L’intervention de Hytren, qui reflète manifestement le jugement et la position de la haute hiérarchie militaire en raison du poste-clef qu’il occupe (le vice-président du JCS est l’homme-clef pour les grands programmes interarmes et les décisions d’orientation stratégiques fondamentales), montre que les efforts de cette haute direction militaire US ne donnent guère d’effets. C’est un phénomène qui apparaît de plus en plus nettement, celui du dysfonctionnement dans tous les sens et de toutes les façons, dans la communauté de sécurité nationale et dans la chaîne de commandement. (On l’a vu dans des domaines moins importants que le développement de l’hypersonique, avec un incident entre Trump et la Navy, ou bien à l’occasion de la lettre envoyée par le chef des forces US en Irak au Premier ministre irakien sur le retrait des forces US du pays.)
Le cas de l’hypersonique (de la lenteur du développement de l’hypersonique) est particulièrement inquiétant et inédit, car il s’agit cette fois d’un dysfonctionnement direct qui met en cause la capacité de l’autorité du haut commandement militaire à imposer ses orientations fondamentales à la bureaucratie (laquelle s’appuie sur les idéologues type-neocon et sur le complexe militaro-industriel qui ne veut plus que des profits à très court terme dans l’activité technologique, comme on le voit avec Boeing et l’affaire 737Max). Hyten parle désormais de façon routinière d’un retard de dix ans sur la Russie dans le domaine de l’hypersonique, de l’incapacité de la bureaucratie et de l’industrie de se détacher de ses échecs pour lancer des programmes nouveaux mieux conçus, etc.
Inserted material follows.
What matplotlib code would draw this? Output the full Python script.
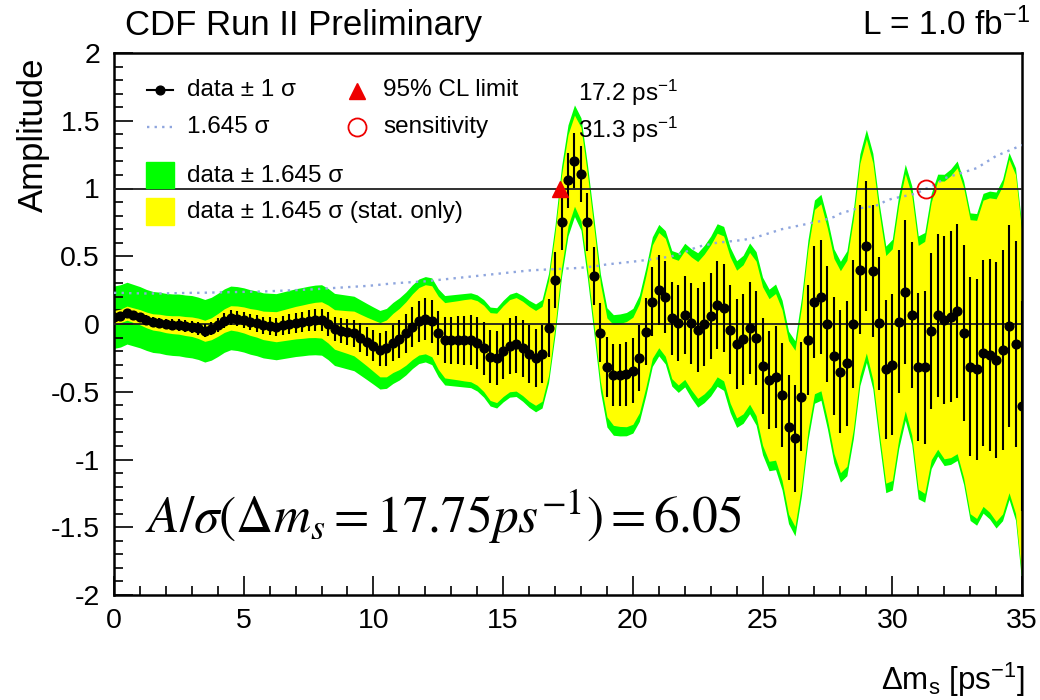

C’est-à-dire qu’il met à nu, à l’occasion de ce qui est en train de devenir pour le Pentagone une véritable “crise de l’hypersonique” portant sur l’armement essentiel de la sécurité des États-Unis, la situation crisique fondamentale du Pentagone : un tourbillon crisique parvenu au cœur de lui-même, comme le tourbillon d’un ouragan, là où la tempête fait plus rien bouger, où règne le calme du parfait simulacre, où le bouleversement de la situation de crise parvient à l’immobilité de l’impuissance et de la paralysie complètes.